Mr. Agee told the House committee that "...we have seen a major problem emerge which may have far-reaching effects not only on the ocean dumping permit program, but also on our entire environmental protection effort."
The problem, Mr. Agee said, is how to dispose of sewage sludge. As more and more cities upgrade their sewage treatment facilities from no treatment to primary, secondary or advanced waste treatment processes, more and more sewage sludge is generated.
The greater degrees of treatment produce greater quantities of sludge and the sludge from more advanced waste treatment processes tends to contain large quantities of trace metals and persistent organic compounds, which may have adverse environmental consequences whether they are incinerated, put on the land or dumped in the ocean.
All present dumping of municipal sewage sludge originates from the highly congested New York and Philadelphia metropolitan areas.
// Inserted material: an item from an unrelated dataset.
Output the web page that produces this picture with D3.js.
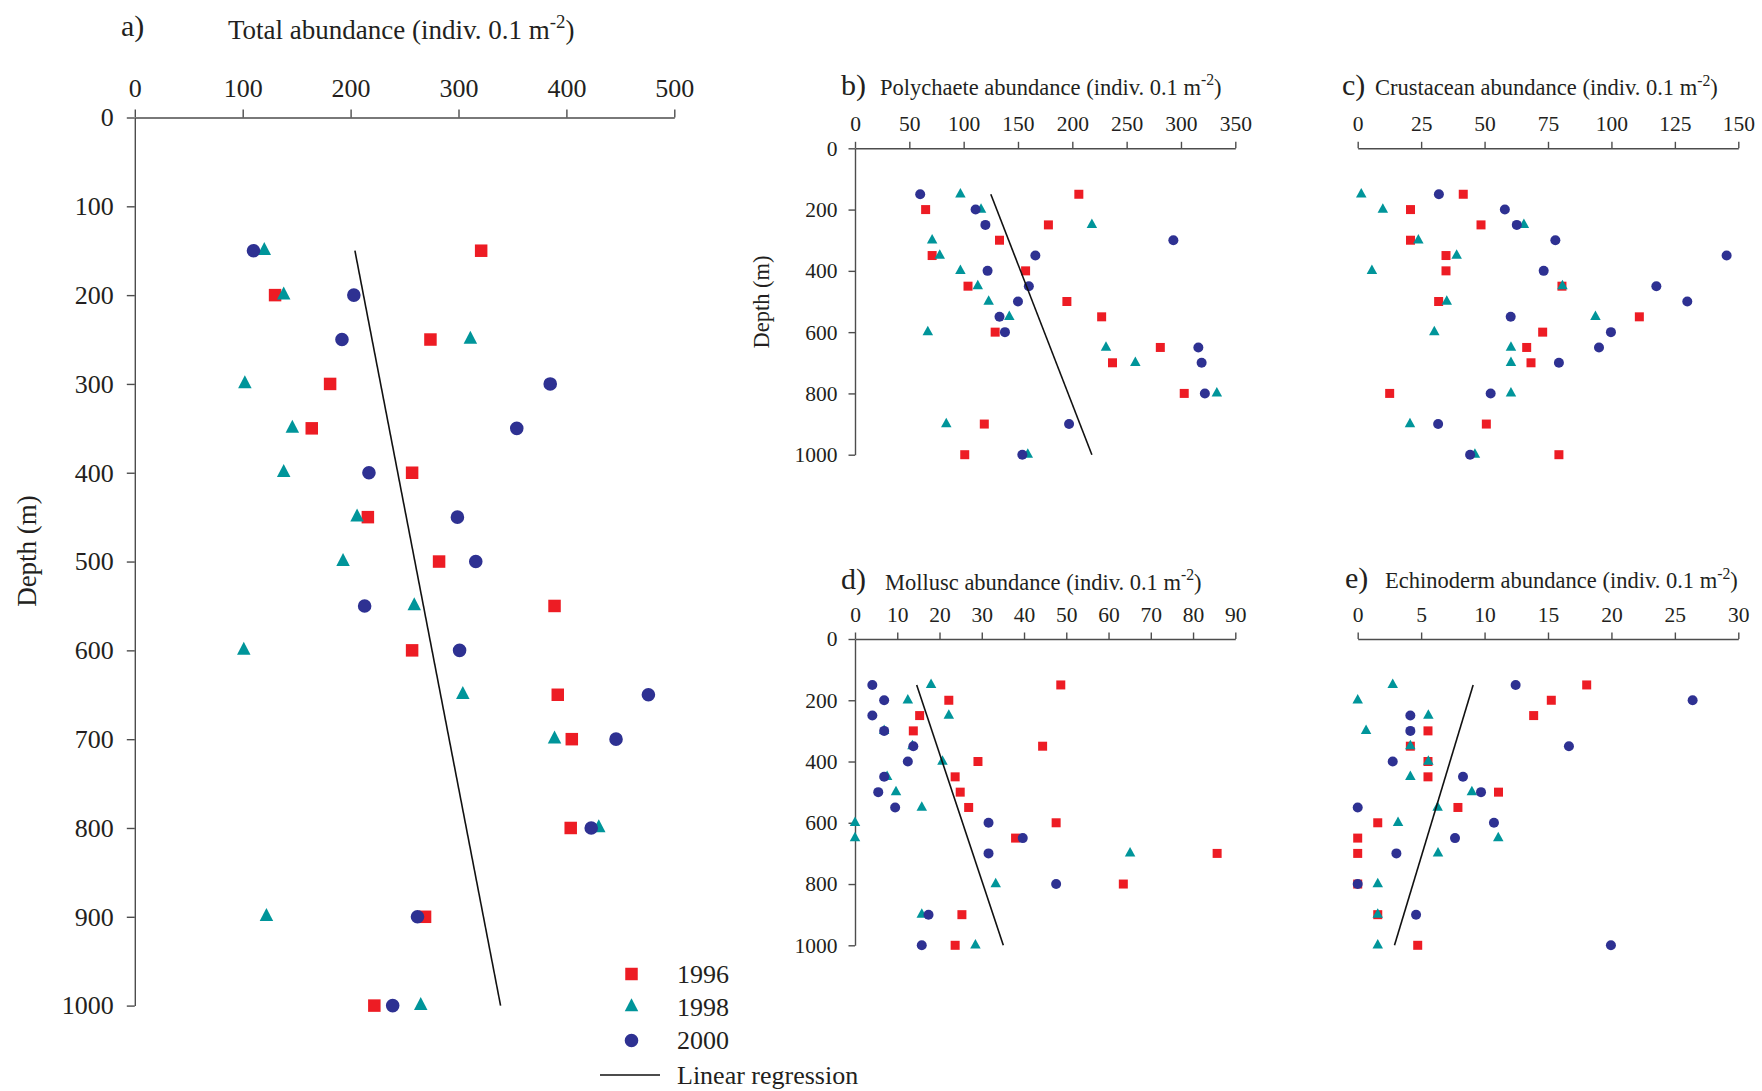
<!DOCTYPE html>
<html>
<head>
<meta charset="utf-8">
<script src="https://cdn.jsdelivr.net/npm/d3@7"></script>
<style>
  html, body { margin: 0; padding: 0; background: #fff; }
  svg { display: block; }
  svg text { font-family: "Liberation Serif", "Times New Roman", serif !important; fill: #231f20; }
</style>
</head>
<body>
<svg id="chart" width="1762" height="1091"></svg>
<script>
// Sampling depths (m) shared by every panel
const depths = [150, 200, 250, 300, 350, 400, 450, 500, 550, 600, 650, 700, 800, 900, 1000];
const years = ["1996", "1998", "2000"];

// Total abundance (indiv. 0.1 m^-2)
const total1996 = [321, 130, 274, 181, 164, 257, 216, 282, 389, 257, 392, 405, 404, 269, 222];
const total1998 = [120, 138, 311, 102, 146, 138, 206, 193, 259, 101, 304, 389, 430, 122, 265];
const total2000 = [110, 203, 192, 385, 354, 217, 299, 316, 213, 301, 476, 446, 423, 262, 239];
const totalFit = [204, 339];          // regression value at 150 m and 1000 m

// Polychaetes
const poly1996 = [206, 65, 178, 133, 71, 157, 104, 195, 227, 129, 281, 237, 303, 119, 101];
const poly1998 = [97, 116, 218, 71, 78, 97, 113, 123, 142, 67, 231, 258, 333, 84, 159];
const poly2000 = [60, 111, 120, 293, 166, 122, 160, 150, 133, 138, 316, 319, 322, 197, 154];
const polyFit = [125, 218];

// Crustaceans
const crus1996 = [41.6, 20.8, 48.6, 20.8, 34.8, 34.8, 80.5, 31.9, 111, 72.9, 66.6, 68.3, 12.6, 50.7, 79.3];
const crus1998 = [1.4, 9.9, 65.5, 23.9, 39, 5.6, 80.7, 35.1, 93.7, 30.2, 60.4, 60.4, 60.4, 20.6, 46.2];
const crus2000 = [32, 58, 62.7, 77.9, 145.4, 73.3, 117.7, 129.9, 60.3, 99.8, 95.1, 79.3, 52.4, 31.7, 44.3];

// Molluscs
const moll1996 = [48.7, 22.2, 15.3, 13.8, 44.4, 29.1, 23.7, 24.9, 26.9, 47.6, 38, 85.7, 63.5, 25.3, 23.7];
const moll1998 = [18, 12.5, 22.2, 6.9, 13.6, 20.7, 7.6, 9.7, 15.8, 0, 0, 65.1, 33.3, 15.8, 28.5];
const moll2000 = [4.1, 6.9, 4.1, 6.9, 13.8, 12.5, 6.9, 5.5, 9.5, 31.6, 39.7, 31.6, 47.6, 17.4, 15.8];
const mollFit = [14.6, 35.1];

// Echinoderms
const echi1996 = [18.05, 15.26, 13.87, 5.54, 4.15, 5.54, 5.54, 11.1, 7.9, 1.58, 0, 0, 0, 1.58, 4.73];
const echi1998 = [2.76, 0, 5.57, 0.66, 4.15, 5.57, 4.15, 9.0, 6.3, 3.18, 11.08, 6.33, 1.58, 1.58, 1.58];
const echi2000 = [12.45, 26.4, 4.15, 4.15, 16.65, 2.76, 8.3, 9.72, 0, 10.74, 7.67, 3.05, 0, 4.6, 19.96];
const echiFit = [9.1, 2.9];

// Axis ticks
const depthTicksA = [0, 100, 200, 300, 400, 500, 600, 700, 800, 900, 1000];
const depthTicksSmall = [0, 200, 400, 600, 800, 1000];
const totalTicks = [0, 100, 200, 300, 400, 500];
const polyTicks = [0, 50, 100, 150, 200, 250, 300, 350];
const crusTicks = [0, 25, 50, 75, 100, 125, 150];
const mollTicks = [0, 10, 20, 30, 40, 50, 60, 70, 80, 90];
const echiTicks = [0, 5, 10, 15, 20, 25, 30];

const colors = { "1996": "#ed1c24", "1998": "#00959a", "2000": "#2e3192" };
const serif = '"Liberation Serif", "Times New Roman", serif';

const svg = d3.select("#chart");
svg.append("rect").attr("width", 1762).attr("height", 1091).attr("fill", "#fff");

// Triangle with independent width and height, centred on its centroid
function triangleType(w, h) {
  return {
    draw(ctx) {
      ctx.moveTo(0, -2 * h / 3);
      ctx.lineTo(w / 2, h / 3);
      ctx.lineTo(-w / 2, h / 3);
      ctx.closePath();
    }
  };
}
function squareType(s) {
  return { draw(ctx) { ctx.rect(-s / 2, -s / 2, s, s); } };
}
function circleType(r) {
  return { draw(ctx) { ctx.moveTo(r, 0); ctx.arc(0, 0, r, 0, 2 * Math.PI); } };
}

function markerPath(year, m) {
  const type = year === "1996" ? squareType(m.sq)
    : year === "1998" ? triangleType(m.tw, m.th)
    : circleType(m.r);
  return d3.symbol().type(type)();
}

// Title with a superscript unit exponent
function addTitle(g, x, y, size, label) {
  const t = g.append("text").attr("x", x).attr("y", y).attr("font-size", size);
  t.append("tspan").text(label + " abundance (indiv. 0.1 m");
  t.append("tspan").attr("font-size", size * 0.7).attr("dy", -size * 0.42).text("-2");
  t.append("tspan").attr("dy", size * 0.42).text(")");
}

const panels = [
  { id: "a", label: "Total", series: [total1996, total1998, total2000], fit: totalFit,
    xDomain: [0, 500], xTicks: totalTicks, yTicks: depthTicksA,
    xRange: [134.8, 674.3], yRange: [117.5, 1005.6], yAxis: true,
    font: 26, tick: 8, xPad: 12.5, yPad: 13,
    marker: { sq: 12.5, tw: 13.5, th: 13, r: 6.8 },
    letter: { x: 121, y: 36, size: 30 }, title: { x: 228, y: 39, size: 27 },
    depthLabel: { x: 27, y: 551, size: 27 } },
  { id: "b", label: "Polychaete", series: [poly1996, poly1998, poly2000], fit: polyFit,
    xDomain: [0, 350], xTicks: polyTicks, yTicks: depthTicksSmall,
    xRange: [855, 1235.3], yRange: [148.3, 454.7], yAxis: true,
    font: 21.5, tick: 6.5, xPad: 11, yPad: 11,
    marker: { sq: 9, tw: 10.5, th: 9.5, r: 5 },
    letter: { x: 841, y: 95, size: 30 }, title: { x: 880, y: 94.5, size: 22.5 },
    depthLabel: { x: 761, y: 302, size: 22.5 } },
  { id: "c", label: "Crustacean", series: [crus1996, crus1998, crus2000], fit: null,
    xDomain: [0, 150], xTicks: crusTicks, yTicks: depthTicksSmall,
    xRange: [1357.7, 1738.3], yRange: [148.3, 454.7], yAxis: false,
    font: 21.5, tick: 6.5, xPad: 11, yPad: 11,
    marker: { sq: 9, tw: 10.5, th: 9.5, r: 5 },
    letter: { x: 1342, y: 95, size: 30 }, title: { x: 1375, y: 95, size: 22.5 },
    depthLabel: null },
  { id: "d", label: "Mollusc", series: [moll1996, moll1998, moll2000], fit: mollFit,
    xDomain: [0, 90], xTicks: mollTicks, yTicks: depthTicksSmall,
    xRange: [855, 1235.3], yRange: [639, 945.3], yAxis: true,
    font: 21.5, tick: 6.5, xPad: 11, yPad: 11,
    marker: { sq: 9, tw: 10.5, th: 9.5, r: 5 },
    letter: { x: 841, y: 589, size: 30 }, title: { x: 885, y: 589.5, size: 22.5 },
    depthLabel: null },
  { id: "e", label: "Echinoderm", series: [echi1996, echi1998, echi2000], fit: echiFit,
    xDomain: [0, 30], xTicks: echiTicks, yTicks: depthTicksSmall,
    xRange: [1357.7, 1738.3], yRange: [639, 945.3], yAxis: false,
    font: 21.5, tick: 6.5, xPad: 11, yPad: 11,
    marker: { sq: 9, tw: 10.5, th: 9.5, r: 5 },
    letter: { x: 1345, y: 588, size: 30 }, title: { x: 1385, y: 588, size: 22.5 },
    depthLabel: null }
];

panels.forEach(p => {
  const g = svg.append("g").attr("class", "panel-" + p.id);
  const x = d3.scaleLinear().domain(p.xDomain).range(p.xRange);
  const y = d3.scaleLinear().domain([0, 1000]).range(p.yRange);

  // Top abundance axis
  g.append("g")
    .attr("transform", `translate(0,${p.yRange[0]})`)
    .call(d3.axisTop(x).tickValues(p.xTicks).tickFormat(d3.format("d"))
      .tickSize(p.tick).tickSizeOuter(0).tickPadding(p.xPad));
  // Depth axis
  if (p.yAxis) {
    g.append("g")
      .attr("transform", `translate(${p.xRange[0]},0)`)
      .call(d3.axisLeft(y).tickValues(p.yTicks).tickFormat(d3.format("d"))
        .tickSize(p.tick).tickSizeOuter(0).tickPadding(p.yPad));
  }
  g.selectAll(".domain, .tick line").attr("stroke", "#4d4d4d").attr("stroke-width", 1.4);
  g.selectAll("g").attr("font-family", serif);
  g.selectAll(".tick text")
    .style("font-family", serif)
    .style("font-size", p.font + "px").attr("fill", "#231f20");

  // Panel letter and title
  g.append("text").attr("x", p.letter.x).attr("y", p.letter.y)
    .attr("font-size", p.letter.size).text(p.id + ")");
  addTitle(g, p.title.x, p.title.y, p.title.size, p.label);

  if (p.depthLabel) {
    g.append("text")
      .attr("transform", `translate(${p.depthLabel.x},${p.depthLabel.y}) rotate(-90)`)
      .attr("text-anchor", "middle").attr("dy", "0.35em")
      .attr("font-size", p.depthLabel.size).text("Depth (m)");
  }

  // Points: squares first, then triangles, then circles on top
  years.forEach((yr, i) => {
    g.append("g").selectAll("path")
      .data(depths.map((dp, k) => ({ depth: dp, value: p.series[i][k] })))
      .join("path")
      .attr("d", markerPath(yr, p.marker))
      .attr("fill", colors[yr])
      .attr("transform", d => `translate(${x(d.value)},${y(d.depth)})`);
  });

  // Linear regression across the sampled depth range
  if (p.fit) {
    const fitPts = [[p.fit[0], depths[0]], [p.fit[1], depths[depths.length - 1]]];
    g.append("path")
      .attr("d", d3.line().x(d => x(d[0])).y(d => y(d[1]))(fitPts))
      .attr("stroke", "#111").attr("stroke-width", 1.6).attr("fill", "none");
  }
});

// Legend
const legend = svg.append("g").attr("class", "legend");
const legendMarker = { sq: 12.5, tw: 13.5, th: 13, r: 6.8 };
const legendRows = [974, 1007, 1040.5];
years.forEach((yr, i) => {
  legend.append("path")
    .attr("d", markerPath(yr, legendMarker))
    .attr("fill", colors[yr])
    .attr("transform", `translate(631.5,${legendRows[i]})`);
  legend.append("text").attr("x", 677).attr("y", legendRows[i]).attr("dy", "0.34em")
    .attr("font-size", 26).text(yr);
});
legend.append("line").attr("x1", 600).attr("x2", 660).attr("y1", 1075).attr("y2", 1075)
  .attr("stroke", "#111").attr("stroke-width", 1.6);
legend.append("text").attr("x", 677).attr("y", 1075).attr("dy", "0.34em")
  .attr("font-size", 26).text("Linear regression");
</script>
</body>
</html>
The total volume of the sludges from these two metropolitan areas is almost equal to the volume of all other materials discharged under the ocean dumping program.
Both the New York and Philadelphia areas are dumping under interim permits which stipulate that they must seek some way of reducing concentrations of harmful pollutants and must find alternate methods of disposal.
In discussing the general question of sludge dumping, Mr. Agee has said that "we feel that the ocean disposal of sewage sludge, whether by dumping or by outfall, can be permitted only on an interim basis until it is conclusively demonstrated that ocean disposal of sewage sludge is the most acceptable environmental alternative available for ultimate disposal within the limitations of available technology."